Today an architect has a feeling of much greater freedom in planning. He is no more tied down to the location of load bearing walls, and walls upon walls to carry the floors and roofs which obviously restrict the size of enclosures and freedom in planning. The means of dividing the space can be light and portable, the windows can run from floor to ceiling to throw light to greater depth and to cut out glare. Thus in a modern building the various functions can be performed without interference to one another, with greater overall economy and efficiency. But at the same time it should be understood that modern building technology is a tool which in the hands of an untrained person and one lacking imagination can produce grotesque results. But in the hands of experts it can produce works of everlasting beauty. Look at the works of pioneers like Nervi, Fressinet, etc. They come out with bold structures of original conception which are sheer beauty because of their mathematics. They look so straight­forward that one is left wondering why it has not been done before and why, indeed, it is not being done even now. Their form tells the story of their structural balance. Whether you are able to resolve a form into mathematical formulas or not, the time has come when straightforward logic will have to be given a trial in evolving new methods of covering space. It may be by making scale models and straining them to destruction that we can fi how stresses are distributed and then derive empirical rules for further guidance.

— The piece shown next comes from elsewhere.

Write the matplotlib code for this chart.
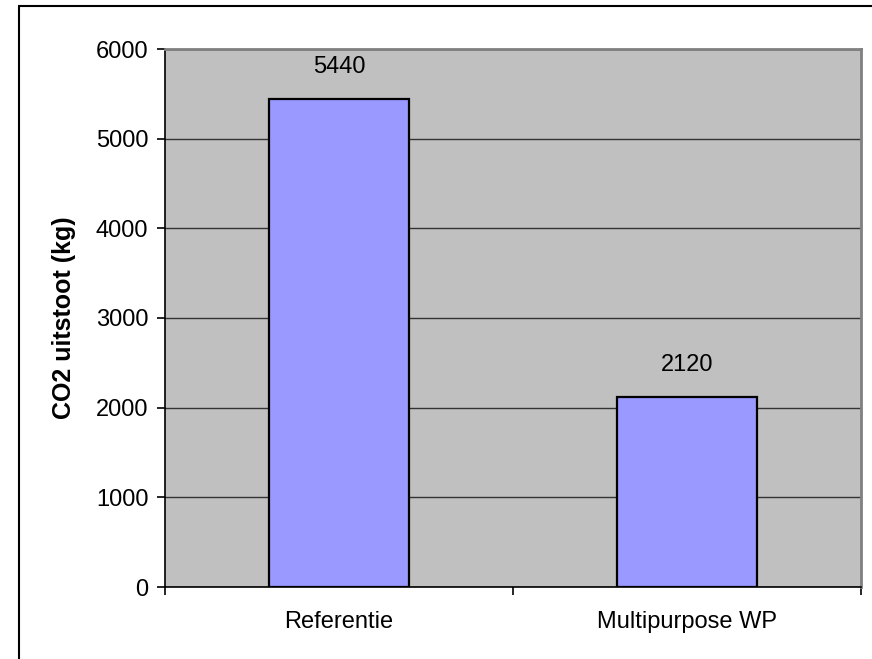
import matplotlib.pyplot as plt
from matplotlib.patches import Rectangle

plt.rcParams['font.family'] = ['Liberation Sans', 'DejaVu Sans']

categories = ['Referentie', 'Multipurpose WP']
co2_kg = [5440, 2120]
y_ticks = [0, 1000, 2000, 3000, 4000, 5000, 6000]

fig = plt.figure(figsize=(8.72, 6.59), dpi=100)
fig.patch.set_facecolor('white')

# frame around the whole chart, open to the right and bottom edge
fig.patches.append(Rectangle((19 / 872, -0.1), 1.2, 1 - 6 / 659 + 0.1,
                             transform=fig.transFigure, fill=False,
                             edgecolor='black', linewidth=1.5))

ax = fig.add_axes([165 / 872, 1 - 587 / 659, (861 - 165) / 872, (587 - 49) / 659])
ax.set_facecolor('#C0C0C0')

x = list(range(len(categories)))
bars = ax.bar(x, co2_kg, width=0.40, color='#9999FF', edgecolor='black',
              linewidth=1.6, zorder=3)

for b, v in zip(bars, co2_kg):
    ax.annotate(str(v), (b.get_x() + b.get_width() / 2, v),
                xytext=(0, 15), textcoords='offset points',
                ha='center', va='bottom', fontsize=17, color='black')

ax.set_xlim(-0.5, len(categories) - 0.5)
ax.set_ylim(0, 6000)
ax.set_yticks(y_ticks)
ax.set_yticklabels([str(t) for t in y_ticks], fontsize=17)
ax.yaxis.grid(True, color='#333333', linewidth=1.0, zorder=1)
ax.set_axisbelow(True)

# category boundaries carry the tick marks, names sit in between
ax.set_xticks([i - 0.5 for i in range(len(categories) + 1)])
ax.set_xticklabels([])
ax.set_xticks(x, minor=True)
ax.set_xticklabels(categories, minor=True, fontsize=17)
ax.tick_params(axis='x', which='minor', length=0, pad=17)
ax.tick_params(axis='x', which='major', length=6, width=1.2, direction='out')
ax.tick_params(axis='y', length=6, width=1.2, direction='out', pad=6)

ax.set_ylabel('CO2 uitstoot (kg)', fontsize=18, fontweight='bold', labelpad=14)

for side in ['left', 'bottom']:
    ax.spines[side].set_color('black')
    ax.spines[side].set_linewidth(1.2)
for side in ['top', 'right']:
    ax.spines[side].set_color('#808080')
    ax.spines[side].set_linewidth(2.0)

fig.savefig('out.png', dpi=100)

Thus our need today is to rationalise and bring up to date the mathematics of structure and it is for the architect to exploit that mathematics for evolving new systems of expression for the buildings and the cities while tackling new problems of the scientific age. I have a feeling that architects in our country generally have a tendency to treat technology as something alien to them. This is very much manifest in our schools of architecture which are ridden by prejudice. It is a serious mistake, for without intimate knowledge of the structure of a building the process of design tends to be like fumbling in the dark. No painter of human figure can do justice to the form without intimate knowledge of the bone structure. No sculptor can carve perfectly without having a feeling for the material he is using. And no architect can design without adequate knowledge of building technology. I think an architect is much better qualified to study structural mathematics because he has the capacity to visualise a whole building together. Today a lot of architects like to specialise in town planning after finishing studies in architecture. It will be worthwhile if a number of them turned their attention to specialising in structures. They can do a lot in exploiting building technology and carrying it further. There is a crying need for masters of structures in our country.  I do hope that sooner or later-sooner rather than later-the soil of this land, like in times gone by when masterly structures of the Saracenic period were created, will again give birth to the brains which will be torch-bearers of the nations of the world in the art of enclosing and organising space. Without that the future of architecture in this country will remain a day dream.